Manuel Matuzović picks up on one figure in his post, “50.1% empty links“. The number of websites containing links with no text (usually when linking an image that lacks alt text) has risen by 0.4%. He tests out various screen readers on an ’empty link image’ and documents the result, which is universally garbage, albeit with some differences.
Manuel concludes that you should “test your sites at least with an automatic testing tool like axe, Lighthouse, or Wave, and label linked graphics. I’ve described several ways in “Buttons and the Baader–Meinhof phenomenon.”“.
In “We need accessibility action“, Eric Eggert goes deeper.
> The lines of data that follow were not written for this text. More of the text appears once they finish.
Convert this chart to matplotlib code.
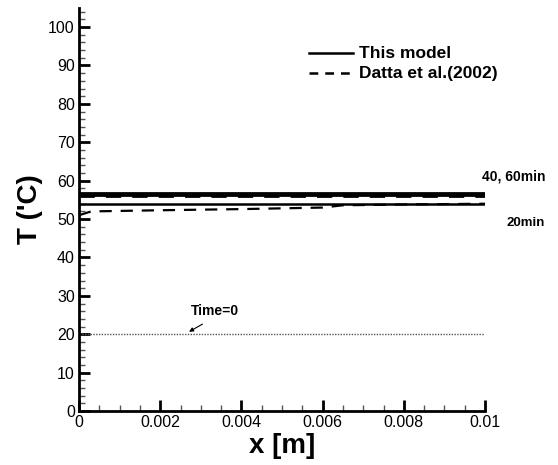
import matplotlib
matplotlib.use("Agg")
import matplotlib.pyplot as plt
from matplotlib.ticker import MultipleLocator

plt.rcParams['font.family'] = ['Liberation Sans', 'DejaVu Sans']

# Data
x_flat = [0.0, 0.01]
model_60 = [56.8, 56.8]
model_40 = [56.4, 56.4]
model_20 = [54.0, 54.0]
datta_4060 = [55.9, 55.9]
datta_20_x = [0.0, 0.0003, 0.002, 0.004, 0.006, 0.0065, 0.008, 0.01]
datta_20_y = [51.0, 52.0, 52.3, 52.6, 53.0, 53.6, 53.8, 54.0]
time0 = [20.0, 20.0]

fig = plt.figure(figsize=(5.58, 4.65), dpi=100)
ax = fig.add_axes([0.1416, 0.116, 0.7276, 0.867])

dash = (0, (5.5, 4))
ax.plot(x_flat, model_60, color='black', lw=2.0, solid_capstyle='butt')
ax.plot(x_flat, model_40, color='black', lw=2.0, solid_capstyle='butt')
ax.plot(x_flat, model_20, color='black', lw=1.8, solid_capstyle='butt')
ax.plot(x_flat, datta_4060, color='black', lw=2.0, ls=dash)
ax.plot(datta_20_x, datta_20_y, color='black', lw=1.6, ls=dash)
ax.plot(x_flat, time0, color='#555555', lw=1.0, ls=(0, (1, 1)))

# legend (manual)
lx0, lx1 = 0.00566, 0.00674
ax.plot([lx0, lx1], [93.2, 93.2], color='black', lw=1.8, clip_on=False)
ax.plot([lx0, lx1], [88.0, 88.0], color='black', lw=1.8, ls=(0, (3.5, 2.8)), clip_on=False)
ax.text(0.0069, 93.2, 'This model', fontsize=12.5, fontweight='bold', va='center', ha='left')
ax.text(0.0069, 88.0, 'Datta et al.(2002)', fontsize=12.5, fontweight='bold', va='center', ha='left')

ax.text(0.01148, 59.2, '40, 60min', fontsize=10, fontweight='bold', ha='right', va='bottom', clip_on=False)
ax.text(0.01148, 50.5, '20min', fontsize=9.5, fontweight='bold', ha='right', va='top', clip_on=False)
ax.text(0.00335, 26.0, 'Time=0', fontsize=10, fontweight='bold', ha='center', va='center')
ax.annotate('', xy=(0.00265, 20.3), xytext=(0.00310, 23.0),
            arrowprops=dict(arrowstyle='-|>', color='black', lw=0.8, mutation_scale=6))

ax.set_xlim(0, 0.01)
ax.set_ylim(0, 105)
ax.xaxis.set_major_locator(MultipleLocator(0.002))
ax.xaxis.set_minor_locator(MultipleLocator(0.0005))
ax.yaxis.set_major_locator(MultipleLocator(10))
ax.yaxis.set_minor_locator(MultipleLocator(2))
ax.set_xticks([0, 0.002, 0.004, 0.006, 0.008, 0.01])
ax.set_xticklabels(['0', '0.002', '0.004', '0.006', '0.008', '0.01'])
ax.set_yticks(range(0, 101, 10))

for s in ['top', 'right']:
    ax.spines[s].set_visible(False)
for s in ['left', 'bottom']:
    ax.spines[s].set_linewidth(2.0)

ax.tick_params(which='major', direction='in', length=8, width=2, labelsize=11.5, pad=3)
ax.tick_params(which='minor', direction='in', length=4, width=1, color='#555555')

ax.set_xlabel('x [m]', fontsize=20, fontweight='bold', labelpad=2)
ax.set_ylabel("T ('C)", fontsize=20, fontweight='bold', labelpad=4)

fig.savefig('out.png', dpi=100)
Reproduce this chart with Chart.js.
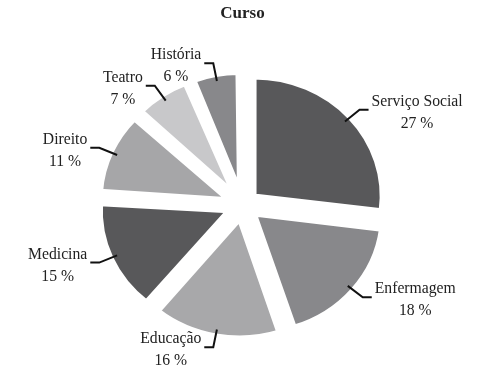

He notes that WebAIM’s tests are all automated (and test home pages only), so show us trends but only find a subset of accessibility barriers. Highlights:
- Average errors per page went slightly down (to 50). 96.3% of all pages have easily detectable WCAG failures – this is down 1.5% in four years.
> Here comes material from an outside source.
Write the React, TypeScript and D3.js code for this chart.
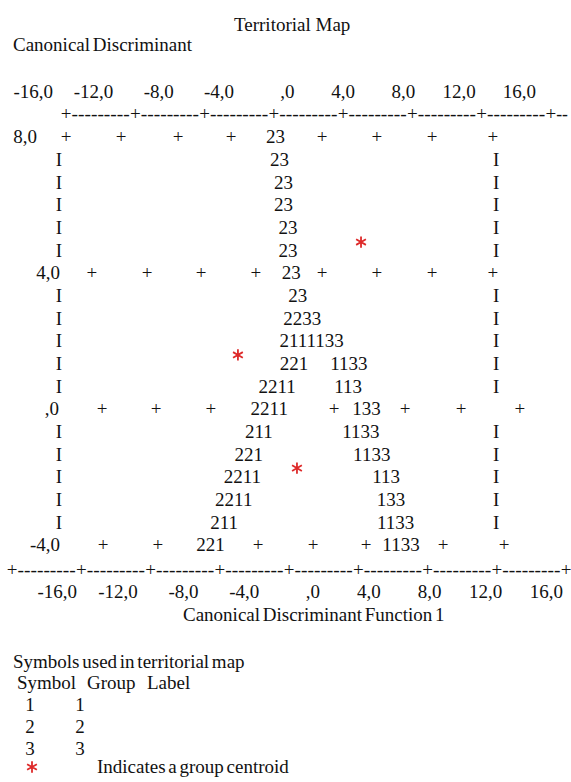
import React from "react";
import * as d3 from "d3";

// axis ticks of Canonical Discriminant Function 1 (and labels as SPSS prints them)
const ticks = [-16, -12, -8, -4, 0, 4, 8, 12, 16];
const tickLabels = ["-16,0", "-12,0", "-8,0", "-4,0", ",0", "4,0", "8,0", "12,0", "16,0"];

// territory boundary strings, one list per map row (top to bottom): [symbols, function 1 centre]
const territoryRows: [string, number][][] = [
  [["23", -0.78]],
  [["23", -0.55]],
  [["23", -0.32]],
  [["23", -0.32]],
  [["23", -0.06]],
  [["23", -0.06]],
  [["23", 0.13]],
  [["23", 0.5]],
  [["2233", 0.76]],
  [["2111133", 1.31]],
  [["221", 0.29], ["1133", 3.46]],
  [["2211", -0.69], ["113", 3.41]],
  [["2211", -1.14], ["133", 4.47]],
  [["211", -1.74], ["1133", 4.15]],
  [["221", -2.33], ["1133", 4.78]],
  [["2211", -2.69], ["113", 5.61]],
  [["2211", -3.19], ["133", 5.89]],
  [["211", -3.75], ["1133", 6.16]],
  [["221", -4.53], ["1133", 6.47]],
];

// labelled rows of function 2 with their grid crosses (function 1 positions)
const gridRows = [
  { row: 0, label: "8,0", labelEnd: -14.56, plus: [-12.88, -9.7, -6.41, -3.35, 1.91, 5.08, 8.26, 11.78] },
  { row: 6, label: "4,0", labelEnd: -13.23, plus: [-11.38, -8.2, -5.08, -1.91, 1.91, 5.08, 8.26, 11.78] },
  { row: 12, label: ",0", labelEnd: -13.29, plus: [-10.8, -7.68, -4.51, 2.6, 6.7, 9.94, 13.34] },
  { row: 18, label: "-4,0", labelEnd: -13.23, plus: [-10.74, -7.57, -1.79, 1.39, 4.45, 8.9, 12.42] },
];
const borderLeft = -13.29;
const borderRight = 11.96;

// group centroids [function 1, function 2]
const centroids: [number, number][] = [
  [4.16, 4.91],
  [-2.95, 1.59],
  [0.46, -1.74],
];

const legendSymbols = ["1", "2", "3"];
const legendGroups = ["1", "2", "3"];

const W = 571;
const H = 782;
const FS = 19;
const font = "'Liberation Serif', 'Times New Roman', serif";
const red = "#de2a2a";

const App = () => {
  const x = d3.scaleLinear().domain([-16, 16]).range([12, 566]);
  const row = d3.scaleLinear().domain([0, 18]).range([137, 545]);
  const y2 = d3.scaleLinear().domain([8, -4]).range([137, 545]);
  const topRule = d3.scaleLinear().domain([-16, 16]).range([66, 620]);
  const topLabel = d3.scaleLinear().domain([-16, 16]).range([53, 536]);
  const bottomLabel = d3.scaleLinear().domain([-16, 16]).range([77, 563]);
  const base = FS * 0.34;
  const gridIdx = gridRows.map(g => g.row);
  const star = d3.symbol().type(d3.symbolAsterisk).size(90)();

  const ruler = (sc: d3.ScaleLinear<number, number>, yy: number, marks: number[], key: string) => (
    <g key={key}>
      {marks.map((t, i) => (
        <g key={i}>
          <text x={sc(t)} y={yy + base} textAnchor="middle">+</text>
          <text
            x={sc(t) + 5.5}
            y={yy + base}
            textLength={sc(t + 4) - sc(t) - 11}
            lengthAdjust="spacingAndGlyphs"
          >
            ---------
          </text>
        </g>
      ))}
    </g>
  );

  const lastTop = topRule(12);

  return (
    <svg
      width={W}
      height={H}
      style={{ position: "absolute", left: 0, top: 0, background: "#fff" }}
      fontFamily={font}
      fontSize={FS}
      fill="#111"
    >
      <text x={234} y={25 + base}>Territorial Map</text>
      <text x={13} y={45 + base} wordSpacing={-2}>Canonical Discriminant</text>

      {/* top ruler */}
      {ticks.map((t, i) => (
        <text key={t} x={topLabel(t)} y={92 + base} textAnchor="end">{tickLabels[i]}</text>
      ))}
      {ruler(topRule, 114, ticks.slice(0, 7), "top")}
      <text x={lastTop} y={114 + base} textAnchor="middle">+</text>
      <text x={lastTop + 5.5} y={114 + base} textLength={W - 3 - lastTop - 5.5} lengthAdjust="spacingAndGlyphs">--</text>

      {/* grid rows with function 2 labels */}
      {gridRows.map(g => (
        <g key={g.row}>
          <text x={x(g.labelEnd)} y={y2(8 - (g.row * 12) / 18) + base} textAnchor="end">{g.label}</text>
          {g.plus.map((p, i) => (
            <text key={i} x={x(p)} y={row(g.row) + base} textAnchor="middle">+</text>
          ))}
        </g>
      ))}

      {/* border I's */}
      {territoryRows.map((_, i) =>
        gridIdx.includes(i) ? null : (
          <g key={i}>
            <text x={x(borderLeft)} y={row(i) + base} textAnchor="middle">I</text>
            <text x={x(borderRight)} y={row(i) + base} textAnchor="middle">I</text>
          </g>
        )
      )}

      {/* territory boundaries */}
      {territoryRows.map((r, i) =>
        r.map(([s, f], j) => (
          <text key={i + "-" + j} x={x(f)} y={row(i) + base} textAnchor="middle">{s}</text>
        ))
      )}

      {/* centroids */}
      {centroids.map(([f1, f2], i) => (
        <path key={i} d={star} transform={`translate(${x(f1)},${y2(f2)})`} fill="none" stroke={red} strokeWidth={1.8} />
      ))}

      {/* bottom ruler */}
      {ruler(x, 570, ticks.slice(0, 8), "bottom")}
      <text x={x(16)} y={570 + base} textAnchor="middle">+</text>
      {ticks.map((t, i) => (
        <text key={t} x={bottomLabel(t)} y={592 + base} textAnchor="end">{tickLabels[i]}</text>
      ))}
      <text x={183} y={615 + base} wordSpacing={-2}>Canonical Discriminant Function 1</text>

      {/* legend */}
      <text x={13} y={662 + base} wordSpacing={-2}>Symbols used in territorial map</text>
      <text x={17} y={683 + base}>Symbol</text>
      <text x={87} y={683 + base}>Group</text>
      <text x={147} y={683 + base}>Label</text>
      {legendSymbols.map((s, i) => (
        <g key={s}>
          <text x={30} y={705 + i * 22 + base} textAnchor="middle">{s}</text>
          <text x={80} y={705 + i * 22 + base} textAnchor="middle">{legendGroups[i]}</text>
        </g>
      ))}
      <path d={star} transform="translate(32,767)" fill="none" stroke={red} strokeWidth={1.8} />
      <text x={97} y={767 + base} wordSpacing={-2}>Indicates a group centroid</text>
    </svg>
  );
};

export default App;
- ARIA usage has increased a lot, and “pages that use ARIA are more likely to be inaccessible”.
- 96.1% of all errors are in one or more of the following categories:
- Low contrast text
- Missing alternative text for images
- Empty links
- Missing form input labels
- Empty buttons
- Missing document language
- As noted on the report itself, “Addressing just these few types of issues would significantly improve accessibility across the web.”
Eric finds these figures “embarrassing”. These WCAG requirements are not new – they’ve “all been around since WCAG 1.0” which is now 24 years old. For 96% of websites to still have issues underlines the need for “better strategies to educate people about the issues”.
Eric suggests that browsers themselves could fix some issues – “a ramp built into a train will generally be more available than a situation where every stop needs to provide its own”. Mitigation for low contrast text could be built into the browser, for example.
Other errors, like empty links and lack of alt text, really require developer intervention – and Eric argues that such errors should be highlighted in the browser’s console error messages. “There is no reason why JavaScript programming errors trigger messages, and accessibility issues do not. Tooling is bizarrely oblivious to accessibility.”
As for ARIA: “essential ARIA functionality must be transferred into HTML. ARIA needs to be a specialist tool that you only get out if you don’t have any other options. Many of the ARIA techniques are very intricate and for 90% of developers they should never be exposed to that kind of complexity and power.”
Eric concludes that the release of WCAG 3 won’t necessarily help. We have standards already, and people are unable or unwilling to follow them. “In the best case, web accessibility will drag on. In the worst case, we will have multiple standards to follow that have entirely unique ideas of how to test and measure accessibility”.